** BEGIN **
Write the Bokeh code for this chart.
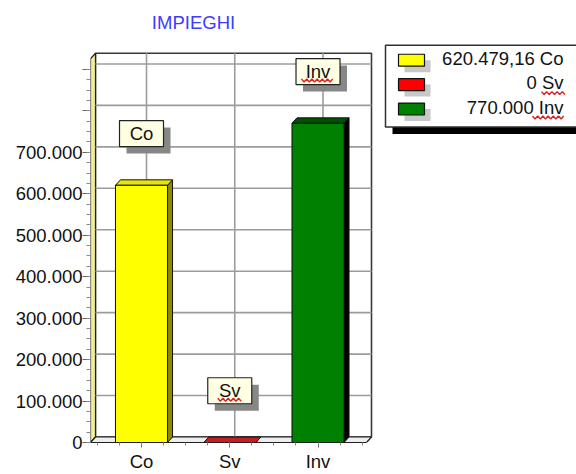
import numpy as np
from bokeh.plotting import figure
from bokeh.models import Range1d, FixedTicker
from bokeh.core.properties import value
from bokeh.embed import file_html
from bokeh.resources import INLINE

# ---------------- data ----------------
categories = ["Co", "Sv", "Inv"]
values = [620479.16, 0.0, 770000.0]
spell_flagged = ["Sv", "Inv"]
y_ticks = [0, 100000, 200000, 300000, 400000, 500000, 600000, 700000, 800000, 900000]
y_labelled = [0, 100000, 200000, 300000, 400000, 500000, 600000, 700000]
title_text = "IMPIEGHI"

# ---------------- styles ----------------
face_colors = ["#FFFF00", "#FF0000", "#008000"]
side_colors = ["#8C8C00", "#8C0000", "#000000"]
top_colors = ["#E6E600", "#C81E1E", "#005000"]
FONT = value("Liberation Sans")
FS = "18.5px"


def it_fmt(v):
    s = f"{v:,.2f}".replace(",", "X").replace(".", ",").replace("X", ".")
    if s.endswith(",00"):
        s = s[:-3]
    return s


# ---------------- geometry (pixels -> data) ----------------
W, H = 576, 474
FL, FB = 90, 444          # frame left / bottom in px
XS = 88.25                # px per category
YS = 0.0004164            # px per value unit
X0 = -0.578
x_end = X0 + (W - FL) / XS
y_end = FB / YS


def px_x(px):
    return X0 + (px - FL) / XS


def px_y(py):
    return (FB - py) / YS


def squiggle(x_left, y_mid, width_px, step=2.6, amp=1.5):
    """zig-zag underline starting at data x_left, data y_mid, width in px"""
    n = int(width_px / step)
    sx = x_left + np.arange(n + 1) * step / XS
    sy = y_mid + np.where(np.arange(n + 1) % 2 == 0, amp, -amp) / YS
    return list(sx), list(sy)


X1 = px_x(366)
YTOP = px_y(58.5)
DX = 5 / XS
DY = 5.5 / YS
BW = 0.59

p = figure(width=W, height=H, x_range=Range1d(X0, x_end), y_range=Range1d(0, y_end),
           output_backend="svg", toolbar_location=None,
           min_border_left=FL, min_border_right=0, min_border_top=0, min_border_bottom=H - FB)
p.outline_line_color = None
p.xgrid.visible = False
p.ygrid.visible = False
p.background_fill_color = "white"
p.border_fill_color = "white"

# ---------------- 3D box ----------------
p.quad(left=X0 + DX, right=X1 + DX, bottom=DY, top=YTOP + DY,
       fill_color="white", line_color="#383838", line_width=1.6)
p.patch([X0, X0 + DX, X0 + DX, X0], [0, DY, YTOP + DY, YTOP],
        fill_color="#F0EE96", line_color="#202020", line_width=1.2)
p.patch([X0, X1, X1 + DX, X0 + DX], [0, 0, DY, DY],
        fill_color="#EEEEEE", line_color="#202020", line_width=1.2)

# grid lines on back wall
gy = [t + DY for t in y_ticks[1:]]
p.segment(x0=[X0 + DX] * len(gy), y0=gy, x1=[X1 + DX] * len(gy), y1=gy,
          line_color="#9C9C9C", line_width=1.6)
xs = np.arange(len(categories))
p.segment(x0=xs + DX, y0=[DY] * len(xs), x1=xs + DX, y1=[YTOP + DY] * len(xs),
          line_color="#9C9C9C", line_width=1.6)

# ---------------- bars ----------------
vals = np.array(values)
side_x, side_y, top_x, top_y = [], [], [], []
for i, v in zip(xs, vals):
    r, l = i + BW / 2, i - BW / 2
    side_x.append([r, r + DX, r + DX, r])
    side_y.append([0, DY, v + DY, v])
    top_x.append([l, l + DX, r + DX, r])
    top_y.append([v, v + DY, v + DY, v])
p.patches(side_x, side_y, fill_color=side_colors, line_color="#111111", line_width=1)
p.patches(top_x, top_y, fill_color=top_colors, line_color="#111111", line_width=1)
p.quad(left=xs - BW / 2, right=xs + BW / 2, bottom=0, top=vals,
       fill_color=face_colors, line_color="#111111", line_width=1)

# ---------------- bar labels ----------------
LABEL_DY = 52 / YS
ly = vals + LABEL_DY
p.rect(x=xs + 7 / XS, y=ly - 7 / YS, width=44, height=26, width_units="screen",
       height_units="screen", fill_color="#878787", line_color=None)
p.rect(x=xs, y=ly, width=44, height=26, width_units="screen", height_units="screen",
       fill_color="#FFFFE4", line_color="#222222", line_width=1.2)
p.text(x=xs, y=ly, text=categories, text_align="center", text_baseline="middle",
       text_font=FONT, text_font_size=FS, text_color="#111111")

# ---------------- title ----------------
p.text(x=[px_x(193)], y=[px_y(22)], text=[title_text], text_align="center",
       text_baseline="middle", text_font=FONT, text_font_size=FS, text_color="#3C3CFF")

# ---------------- legend ----------------
p.quad(left=px_x(392), right=px_x(620), top=px_y(52), bottom=px_y(134),
       fill_color="black", line_color=None)
p.quad(left=px_x(385), right=px_x(610), top=px_y(45), bottom=px_y(127),
       fill_color="white", line_color="#303030", line_width=1.5)
rows = [60 + 24.5 * i for i in range(len(categories))]
p.quad(left=[px_x(404)] * 3, right=[px_x(430)] * 3,
       top=[px_y(r) for r in rows], bottom=[px_y(r + 12) for r in rows],
       fill_color="#C8C8C8", line_color=None)
p.quad(left=[px_x(398)] * 3, right=[px_x(424)] * 3,
       top=[px_y(r - 6) for r in rows], bottom=[px_y(r + 6) for r in rows],
       fill_color=face_colors, line_color="#111111", line_width=1.2)
leg_text = [f"{it_fmt(v)} {c}" for v, c in zip(values, categories)]
p.text(x=[px_x(563)] * 3, y=[px_y(r - 2) for r in rows], text=leg_text,
       text_align="right", text_baseline="middle", text_font=FONT,
       text_font_size=FS, text_color="#111111")

# ---------------- red spell-check squiggles ----------------
sq_x, sq_y = [], []
for i, c in enumerate(categories):
    if c in spell_flagged:
        wpx = 9 * len(c) + 6
        # under bar-label box text
        a, b = squiggle(xs[i] - (wpx / 2) / XS, ly[i] - 9 / YS, wpx)
        sq_x.append(a); sq_y.append(b)
        # under legend text (right aligned at 563 px)
        a, b = squiggle(px_x(565 - wpx), px_y(rows[i] + 8.5), wpx)
        sq_x.append(a); sq_y.append(b)
p.multi_line(sq_x, sq_y, line_color="#E02020", line_width=1.4)

# ---------------- axes ----------------
xa = p.xaxis[0]
xa.ticker = FixedTicker(ticks=list(range(len(categories))),
                        minor_ticks=list(np.arange(-0.5, 2.51, 0.25)))
xa.major_label_overrides = {i: c for i, c in enumerate(categories)}
xa.bounds = (X0, X1)
xa.axis_line_color = "#202020"
xa.major_tick_out = 5
xa.major_tick_in = 0
xa.minor_tick_out = 3
xa.minor_tick_in = 0
xa.major_tick_line_color = "#666666"
xa.minor_tick_line_color = "#888888"
xa.major_label_standoff = 3
xa.major_label_text_font = "Liberation Sans"
xa.major_label_text_font_size = FS
xa.major_label_text_color = "#111111"

ya = p.yaxis[0]
ya.ticker = FixedTicker(ticks=y_ticks, minor_ticks=list(range(0, 900001, 25000)))
ya.major_label_overrides = {t: (it_fmt(t) if t in y_labelled else "") for t in y_ticks}
ya.bounds = (0, YTOP)
ya.axis_line_color = None
ya.major_tick_out = 8
ya.major_tick_in = 0
ya.minor_tick_out = 4
ya.minor_tick_in = 0
ya.major_tick_line_color = "#666666"
ya.minor_tick_line_color = "#888888"
ya.major_label_standoff = 0
ya.major_label_text_font = "Liberation Sans"
ya.major_label_text_font_size = FS
ya.major_label_text_color = "#111111"

open("out.html", "w").write(file_html(p, INLINE))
** END **
▶ [What is needed]
Omit the pictures and reproduce the listing exactly.

▶ [Correct result]
Write the Bokeh code for this chart.
import numpy as np
from bokeh.plotting import figure
from bokeh.models import Range1d, FixedTicker
from bokeh.core.properties import value
from bokeh.embed import file_html
from bokeh.resources import INLINE

# ---------------- data ----------------
categories = ["Co", "Sv", "Inv"]
values = [620479.16, 0.0, 770000.0]
spell_flagged = ["Sv", "Inv"]
y_ticks = [0, 100000, 200000, 300000, 400000, 500000, 600000, 700000, 800000, 900000]
y_labelled = [0, 100000, 200000, 300000, 400000, 500000, 600000, 700000]
title_text = "IMPIEGHI"

# ---------------- styles ----------------
face_colors = ["#FFFF00", "#FF0000", "#008000"]
side_colors = ["#8C8C00", "#8C0000", "#000000"]
top_colors = ["#E6E600", "#C81E1E", "#005000"]
FONT = value("Liberation Sans")
FS = "18.5px"


def it_fmt(v):
    s = f"{v:,.2f}".replace(",", "X").replace(".", ",").replace("X", ".")
    if s.endswith(",00"):
        s = s[:-3]
    return s


# ---------------- geometry (pixels -> data) ----------------
W, H = 576, 474
FL, FB = 90, 444          # frame left / bottom in px
XS = 88.25                # px per category
YS = 0.0004164            # px per value unit
X0 = -0.578
x_end = X0 + (W - FL) / XS
y_end = FB / YS


def px_x(px):
    return X0 + (px - FL) / XS


def px_y(py):
    return (FB - py) / YS


def squiggle(x_left, y_mid, width_px, step=2.6, amp=1.5):
    """zig-zag underline starting at data x_left, data y_mid, width in px"""
    n = int(width_px / step)
    sx = x_left + np.arange(n + 1) * step / XS
    sy = y_mid + np.where(np.arange(n + 1) % 2 == 0, amp, -amp) / YS
    return list(sx), list(sy)


X1 = px_x(366)
YTOP = px_y(58.5)
DX = 5 / XS
DY = 5.5 / YS
BW = 0.59

p = figure(width=W, height=H, x_range=Range1d(X0, x_end), y_range=Range1d(0, y_end),
           output_backend="svg", toolbar_location=None,
           min_border_left=FL, min_border_right=0, min_border_top=0, min_border_bottom=H - FB)
p.outline_line_color = None
p.xgrid.visible = False
p.ygrid.visible = False
p.background_fill_color = "white"
p.border_fill_color = "white"

# ---------------- 3D box ----------------
p.quad(left=X0 + DX, right=X1 + DX, bottom=DY, top=YTOP + DY,
       fill_color="white", line_color="#383838", line_width=1.6)
p.patch([X0, X0 + DX, X0 + DX, X0], [0, DY, YTOP + DY, YTOP],
        fill_color="#F0EE96", line_color="#202020", line_width=1.2)
p.patch([X0, X1, X1 + DX, X0 + DX], [0, 0, DY, DY],
        fill_color="#EEEEEE", line_color="#202020", line_width=1.2)

# grid lines on back wall
gy = [t + DY for t in y_ticks[1:]]
p.segment(x0=[X0 + DX] * len(gy), y0=gy, x1=[X1 + DX] * len(gy), y1=gy,
          line_color="#9C9C9C", line_width=1.6)
xs = np.arange(len(categories))
p.segment(x0=xs + DX, y0=[DY] * len(xs), x1=xs + DX, y1=[YTOP + DY] * len(xs),
          line_color="#9C9C9C", line_width=1.6)

# ---------------- bars ----------------
vals = np.array(values)
side_x, side_y, top_x, top_y = [], [], [], []
for i, v in zip(xs, vals):
    r, l = i + BW / 2, i - BW / 2
    side_x.append([r, r + DX, r + DX, r])
    side_y.append([0, DY, v + DY, v])
    top_x.append([l, l + DX, r + DX, r])
    top_y.append([v, v + DY, v + DY, v])
p.patches(side_x, side_y, fill_color=side_colors, line_color="#111111", line_width=1)
p.patches(top_x, top_y, fill_color=top_colors, line_color="#111111", line_width=1)
p.quad(left=xs - BW / 2, right=xs + BW / 2, bottom=0, top=vals,
       fill_color=face_colors, line_color="#111111", line_width=1)

# ---------------- bar labels ----------------
LABEL_DY = 52 / YS
ly = vals + LABEL_DY
p.rect(x=xs + 7 / XS, y=ly - 7 / YS, width=44, height=26, width_units="screen",
       height_units="screen", fill_color="#878787", line_color=None)
p.rect(x=xs, y=ly, width=44, height=26, width_units="screen", height_units="screen",
       fill_color="#FFFFE4", line_color="#222222", line_width=1.2)
p.text(x=xs, y=ly, text=categories, text_align="center", text_baseline="middle",
       text_font=FONT, text_font_size=FS, text_color="#111111")

# ---------------- title ----------------
p.text(x=[px_x(193)], y=[px_y(22)], text=[title_text], text_align="center",
       text_baseline="middle", text_font=FONT, text_font_size=FS, text_color="#3C3CFF")

# ---------------- legend ----------------
p.quad(left=px_x(392), right=px_x(620), top=px_y(52), bottom=px_y(134),
       fill_color="black", line_color=None)
p.quad(left=px_x(385), right=px_x(610), top=px_y(45), bottom=px_y(127),
       fill_color="white", line_color="#303030", line_width=1.5)
rows = [60 + 24.5 * i for i in range(len(categories))]
p.quad(left=[px_x(404)] * 3, right=[px_x(430)] * 3,
       top=[px_y(r) for r in rows], bottom=[px_y(r + 12) for r in rows],
       fill_color="#C8C8C8", line_color=None)
p.quad(left=[px_x(398)] * 3, right=[px_x(424)] * 3,
       top=[px_y(r - 6) for r in rows], bottom=[px_y(r + 6) for r in rows],
       fill_color=face_colors, line_color="#111111", line_width=1.2)
leg_text = [f"{it_fmt(v)} {c}" for v, c in zip(values, categories)]
p.text(x=[px_x(563)] * 3, y=[px_y(r - 2) for r in rows], text=leg_text,
       text_align="right", text_baseline="middle", text_font=FONT,
       text_font_size=FS, text_color="#111111")

# ---------------- red spell-check squiggles ----------------
sq_x, sq_y = [], []
for i, c in enumerate(categories):
    if c in spell_flagged:
        wpx = 9 * len(c) + 6
        # under bar-label box text
        a, b = squiggle(xs[i] - (wpx / 2) / XS, ly[i] - 9 / YS, wpx)
        sq_x.append(a); sq_y.append(b)
        # under legend text (right aligned at 563 px)
        a, b = squiggle(px_x(565 - wpx), px_y(rows[i] + 8.5), wpx)
        sq_x.append(a); sq_y.append(b)
p.multi_line(sq_x, sq_y, line_color="#E02020", line_width=1.4)

# ---------------- axes ----------------
xa = p.xaxis[0]
xa.ticker = FixedTicker(ticks=list(range(len(categories))),
                        minor_ticks=list(np.arange(-0.5, 2.51, 0.25)))
xa.major_label_overrides = {i: c for i, c in enumerate(categories)}
xa.bounds = (X0, X1)
xa.axis_line_color = "#202020"
xa.major_tick_out = 5
xa.major_tick_in = 0
xa.minor_tick_out = 3
xa.minor_tick_in = 0
xa.major_tick_line_color = "#666666"
xa.minor_tick_line_color = "#888888"
xa.major_label_standoff = 3
xa.major_label_text_font = "Liberation Sans"
xa.major_label_text_font_size = FS
xa.major_label_text_color = "#111111"

ya = p.yaxis[0]
ya.ticker = FixedTicker(ticks=y_ticks, minor_ticks=list(range(0, 900001, 25000)))
ya.major_label_overrides = {t: (it_fmt(t) if t in y_labelled else "") for t in y_ticks}
ya.bounds = (0, YTOP)
ya.axis_line_color = None
ya.major_tick_out = 8
ya.major_tick_in = 0
ya.minor_tick_out = 4
ya.minor_tick_in = 0
ya.major_tick_line_color = "#666666"
ya.minor_tick_line_color = "#888888"
ya.major_label_standoff = 0
ya.major_label_text_font = "Liberation Sans"
ya.major_label_text_font_size = FS
ya.major_label_text_color = "#111111"

open("out.html", "w").write(file_html(p, INLINE))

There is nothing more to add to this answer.